Turning a blind eye to this, Minister Taylor declares, “We are winning the trifecta — affordable, reliable and sustainable electricity” with new wind/solar installations equivalent to four new coal generators. Such boosterism sits oddly with the desperate measures being employed to shore up the system, measures that include a new EnergyAustralia gas plant in NSW supported by a 20 per cent subsidy, another one by Snowy Hydro underwritten by the Commonwealth and rules that prevent generators from closing even when they are losing money.
They also are inconsistent with the Energy Security Board’s (ESB) 2025 Options Paper. This recognises that, unless we address the cracks that have been created in the drive to replace reliable coal with unreliable wind/solar, a disaster is imminent. Though the ESB fails to acknowledge that renewables need subsidies to compete, it does realise that replacing coal by wind/solar means ever-more subsidies, interventions, directions and creation of markets to allow a stable supply that is automatic in a fossil fuel or nuclear-based supply system.
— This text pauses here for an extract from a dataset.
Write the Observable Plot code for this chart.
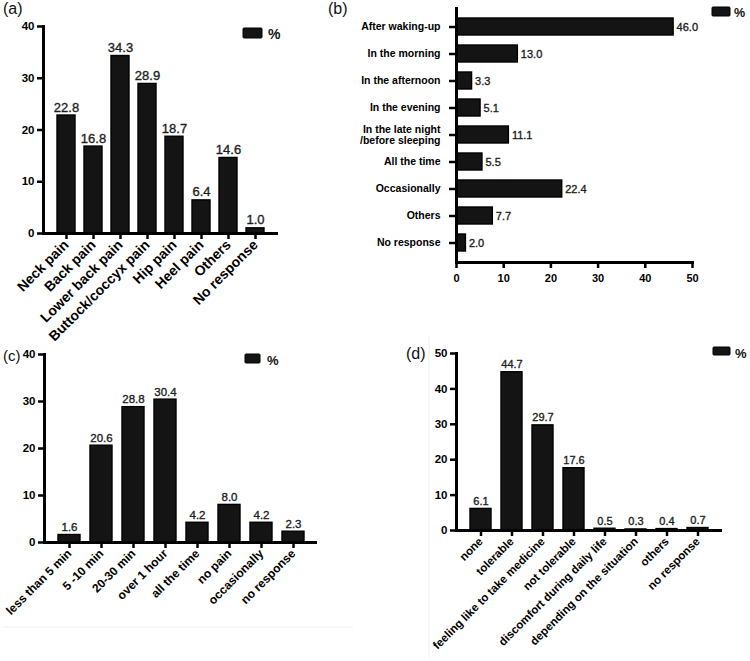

I address these issues in a piece in The Spectator, which charitably concludes,
“Angus Taylor is imprisoned by subsidy seekers and agenda-driven politicians at home and abroad who misunderstand the economics of electricity. He likely sees no choice other than to continue existing policies and hope we can muddle through. Perhaps we will avoid a catastrophic failure of the electricity supply system but this will only be at the expense of far higher costs with damaging implications for households and the competitiveness of agricultural and manufacturing industries.”